Answer: Yes, each apprentice attends three years of related training and three related training camps throughout their apprenticeship.
School is held every other Saturday during the months of October through May. There is a total of 15 Saturday Schools per academic year. Each school day is approximately 8 hours.
Classes introduce students to job related information and hands-on training. These classes are a very important part of the apprenticeship program and work in conjunction with the on-the-job training in preparing each apprentice to become an outside electrical journeyman.
Camp Rilea is held in Warrenton, Oregon each spring. Camp Rilea training includes climbing, distribution, transmission hot sticking, along with related safety topics, rigging & transformer skills.
First and second year apprentices attend 10-day sessions at Camp Rilea. Third year apprentices attend a 5-day session. Room and board are provided for apprentices while attending Camp Rilea.
Question: Is there fees associated with the apprenticeship?
Answer: Yes, Apprentices pay .60 per hour towards the cost of apprenticeship. This fee is only a partial offset for the cost of training; the Contractors who are signatory to the agreement pay the majority of the apprenticeship training.
There will be some additional expenses you will be responsible for. These include:
Apprentices are required to pay all lodging costs while working unless it is related to storm work.
Apprentices must provide their own hand tools and climbing tools.
Question: Where can you take an algebra class if you don’t have a “C” or better?
Answer: Algebra classes can be taken at any college, or you can take the Online Tech Math Class offered in conjunction with the NJATC and the University of Tennessee. Simply log on to http://www.njatc.utk.edu/techmath.htm and register.
Question: What are your career prospects as a journeyman lineman?
Answer: With proper training and ongoing education, journeymen linemen can advance to supervisory positions. Some may go into teaching/training or manage their own electrical contracting business. In addition, throughout the training process and on-the-job experience, you’ll be learning valuable skills which you can put to good use in your future. These include interpersonal communications, supervision, project management and teamwork skills.
Question: What is the job outlook and where can your career take you?
Answer: Currently there is a nationwide shortage of trained journeymen lineman, so prospects look good. Your experience at Northwest Line JATC assures potential employers of your capabilities.
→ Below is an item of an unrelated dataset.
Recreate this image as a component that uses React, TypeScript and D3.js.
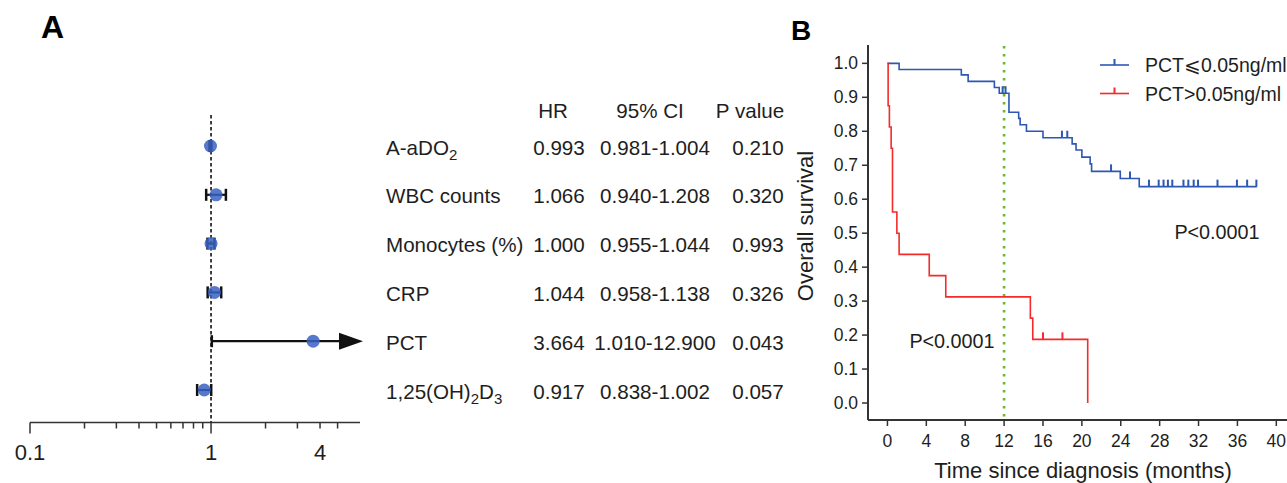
import * as d3 from "d3";

const FONT = "'Liberation Sans', Arial, sans-serif";

// ---- panel A: multivariate Cox forest plot ----
const factors = ["A-aDO_2", "WBC counts", "Monocytes (%)", "CRP", "PCT", "1,25(OH)_2D_3"];
const hr = [0.993, 1.066, 1.0, 1.044, 3.664, 0.917];
const ciLow = [0.981, 0.94, 0.955, 0.958, 1.01, 0.838];
const ciHigh = [1.004, 1.208, 1.044, 1.138, 12.9, 1.002];
const hrText = ["0.993", "1.066", "1.000", "1.044", "3.664", "0.917"];
const ciText = ["0.981-1.004", "0.940-1.208", "0.955-1.044", "0.958-1.138", "1.010-12.900", "0.838-1.002"];
const pText = ["0.210", "0.320", "0.993", "0.326", "0.043", "0.057"];
const tableHeads = ["HR", "95% CI", "P value"];
const forestTicks = [0.1, 0.2, 0.3, 0.4, 0.5, 0.6, 0.7, 0.8, 0.9, 1, 2, 3, 4, 5];
const forestMajor = [0.1, 1];
const forestLabels = [0.1, 1, 4];

// ---- panel B: Kaplan-Meier ----
const lowTime = [0, 1.2, 7.6, 8.3, 11.0, 11.5, 12.5, 13.5, 13.65, 14.3, 16.0, 19.0, 19.4, 20.0, 20.85, 21.0, 23.95, 25.9, 38.0];
const lowSurv = [1.0, 0.982, 0.966, 0.947, 0.929, 0.912, 0.856, 0.838, 0.819, 0.8, 0.781, 0.763, 0.745, 0.724, 0.704, 0.682, 0.661, 0.637, 0.637];
const lowCensor = [11.85, 12.15, 17.95, 18.5, 23.0, 24.95, 26.9, 27.9, 28.4, 28.85, 29.3, 30.45, 30.95, 31.5, 31.95, 33.95, 35.95, 37.0, 37.95];
const highTime = [0, 0.07, 0.2, 0.38, 0.52, 0.97, 1.2, 4.3, 6.0, 14.7, 14.95, 20.6];
const highSurv = [1.0, 0.875, 0.8125, 0.75, 0.5625, 0.5, 0.4375, 0.375, 0.3125, 0.25, 0.1875, 0];
const highCensor = [16.0, 18.0];
const kmXTicks = [0, 4, 8, 12, 16, 20, 24, 28, 32, 36, 40];
const kmYTicks = [0, 0.1, 0.2, 0.3, 0.4, 0.5, 0.6, 0.7, 0.8, 0.9, 1.0];
const legendNames = ["PCT\u2A7D0.05ng/ml", "PCT>0.05ng/ml"];
const cutoff = 12;

const BLUE = "#2d57b3";
const RED = "#f52a2a";
const INK = "#1e1e1e";

// label with "_x" meaning subscript x
const Label = ({ text, x, y }) => {
  const parts = text.split(/(_\d)/).filter((p) => p.length);
  return (
    <text x={x} y={y} fontSize={20.6} fill={INK} fontFamily={FONT}>
      {parts.map((p, i) =>
        p.startsWith("_") ? (
          <tspan key={i} dy={5} fontSize={15}>{p.slice(1)}</tspan>
        ) : (
          <tspan key={i} dy={i > 0 && parts[i - 1].startsWith("_") ? -5 : 0}>{p}</tspan>
        )
      )}
    </text>
  );
};

const Forest = () => {
  const x = d3.scaleLog().domain([0.1, 6.65]).range([30, 360]);
  const y = d3.scalePoint().domain(factors).range([146, 390]);
  const axisY = 422.5;
  const xEnd = x.range()[1];
  const cols = [559, 655, 758];
  return (
    <g>
      <text x={41} y={38} fontSize={32} fontWeight="bold" fontFamily={FONT}>A</text>
      <line x1={x(1)} x2={x(1)} y1={115} y2={axisY} stroke="#111" strokeWidth={1.6} strokeDasharray="3.5,2.5" />
      {/* axis */}
      <line x1={x(0.1)} x2={xEnd} y1={axisY} y2={axisY} stroke="#333" strokeWidth={1.5} />
      {forestTicks.map((t) => (
        <line key={t} x1={x(t)} x2={x(t)} y1={axisY} y2={axisY + (forestMajor.includes(t) ? 11 : 6)} stroke="#333" strokeWidth={1.5} />
      ))}
      {forestLabels.map((t) => (
        <text key={t} x={x(t)} y={460} textAnchor="middle" fontSize={22} fill={INK} fontFamily={FONT}>{t}</text>
      ))}
      {/* CIs */}
      {factors.map((f, i) => {
        const yy = y(f);
        const x0 = x(ciLow[i]);
        const off = ciHigh[i] > x.domain()[1];
        const x1 = off ? xEnd - 18 : x(ciHigh[i]);
        return (
          <g key={f}>
            <line x1={x0} x2={x1} y1={yy} y2={yy} stroke="#111" strokeWidth={2.2} />
            <line x1={x0} x2={x0} y1={yy - 6} y2={yy + 6} stroke="#111" strokeWidth={2.5} />
            {off ? (
              <path d={`M${x1 - 3},${yy - 8.5}L${xEnd + 3},${yy}L${x1 - 3},${yy + 8.5}Z`} fill="#111" />
            ) : (
              <line x1={x1} x2={x1} y1={yy - 6} y2={yy + 6} stroke="#111" strokeWidth={2.5} />
            )}
            <circle cx={x(hr[i])} cy={yy} r={6.5} fill="#3862c2" opacity={0.85} />
          </g>
        );
      })}
      {/* table */}
      {tableHeads.map((h, j) => (
        <text key={h} x={cols[j] - (j === 0 ? 6 : j === 1 ? 5 : 8)} y={118} textAnchor="middle" fontSize={20.6} fill={INK} fontFamily={FONT}>{h}</text>
      ))}
      {factors.map((f, i) => (
        <g key={f}>
          <Label text={f} x={386} y={y(f) + 8.5} />
          {[hrText[i], ciText[i], pText[i]].map((v, j) => (
            <text key={j} x={cols[j]} y={y(f) + 8.5} textAnchor="middle" fontSize={20.6} fill={INK} fontFamily={FONT}>{v}</text>
          ))}
        </g>
      ))}
    </g>
  );
};

const KM = () => {
  const x = d3.scaleLinear().domain([-2, 41.1]).range([868, 1287]);
  const y = d3.scaleLinear().domain([-0.05, 1.054]).range([420, 45]);
  const line = d3
    .line<number>()
    .x((d) => x(d[0]))
    .y((d) => y(d[1]))
    .curve(d3.curveStepAfter);
  const series = [
    { name: legendNames[0], t: lowTime, s: lowSurv, c: lowCensor, color: BLUE },
    { name: legendNames[1], t: highTime, s: highSurv, c: highCensor, color: RED },
  ];
  const survAt = (t: number[], s: number[], v: number) => s[Math.max(0, d3.bisectRight(t, v) - 1)];
  return (
    <g>
      <text x={791} y={40} fontSize={28} fontWeight="bold" fontFamily={FONT}>B</text>
      {/* cutoff */}
      <line x1={x(cutoff)} x2={x(cutoff)} y1={46} y2={418} stroke="#66bb2a" strokeWidth={2.6} strokeDasharray="2.4,5.6" />
      {series.map((sr) => (
        <g key={sr.name}>
          <path d={line(sr.t.map((t, i) => [t, sr.s[i]]))} fill="none" stroke={sr.color} strokeWidth={1.6} />
          {sr.c.map((c) => {
            const v = survAt(sr.t, sr.s, c);
            return <line key={c} x1={x(c)} x2={x(c)} y1={y(v)} y2={y(v) - 7} stroke={sr.color} strokeWidth={2} />;
          })}
        </g>
      ))}
      {/* axes */}
      <line x1={868} x2={868} y1={y.range()[1]} y2={y.range()[0]} stroke="#333" strokeWidth={2} />
      <line x1={868} x2={1287} y1={420} y2={420} stroke="#333" strokeWidth={2} />
      {kmYTicks.map((t) => (
        <g key={t}>
          <line x1={862} x2={868} y1={y(t)} y2={y(t)} stroke="#333" strokeWidth={1.5} />
          <text x={858} y={y(t) + 6} textAnchor="end" fontSize={17.5} fill={INK} fontFamily={FONT}>{t.toFixed(1)}</text>
        </g>
      ))}
      {kmXTicks.map((t) => (
        <g key={t}>
          <line x1={x(t)} x2={x(t)} y1={420} y2={426} stroke="#333" strokeWidth={1.5} />
          <text x={x(t)} y={447} textAnchor="middle" fontSize={17.5} fill={INK} fontFamily={FONT}>{t}</text>
        </g>
      ))}
      <text x={1083} y={478} textAnchor="middle" fontSize={22} fill={INK} fontFamily={FONT}>Time since diagnosis (months)</text>
      <text transform="translate(813,226) rotate(-90)" textAnchor="middle" fontSize={22} fill={INK} fontFamily={FONT}>Overall survival</text>
      <text x={1217} y={239} textAnchor="middle" fontSize={19.8} fill={INK} fontFamily={FONT}>P&lt;0.0001</text>
      <text x={952} y={348} textAnchor="middle" fontSize={19.8} fill={INK} fontFamily={FONT}>P&lt;0.0001</text>
      {/* legend */}
      {series.map((sr, i) => {
        const ly = 65 + i * 28.5;
        return (
          <g key={sr.name}>
            <line x1={1100} x2={1129} y1={ly} y2={ly} stroke={sr.color} strokeWidth={1.6} />
            <line x1={1114.5} x2={1114.5} y1={ly} y2={ly - 6} stroke={sr.color} strokeWidth={2} />
            <text x={1145} y={ly + 7} fontSize={19.5} fill={INK} fontFamily={FONT}>{sr.name}</text>
          </g>
        );
      })}
    </g>
  );
};

export default function App() {
  return (
    <svg width={1287} height={483} style={{ position: "absolute", left: 0, top: 0, background: "#fff" }}>
      <Forest />
      <KM />
    </svg>
  );
}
Here’s the good news about working as a journeyman lineman. There is no seniority or tenure in the electrical power line construction industry. This means that a graduate could be immediately promoted to foreman or other supervisory positions, without regard to seniority. So, there is no waiting for 10 or 15 years for enough people to leave or retire in order to be promoted. It is based solely on knowledge and ability.
Many journeymen linemen who have made the transition to supervisory positions have used their technical and management skills to pursue careers as teachers/instructors, independent business owners, inspectors and consultants.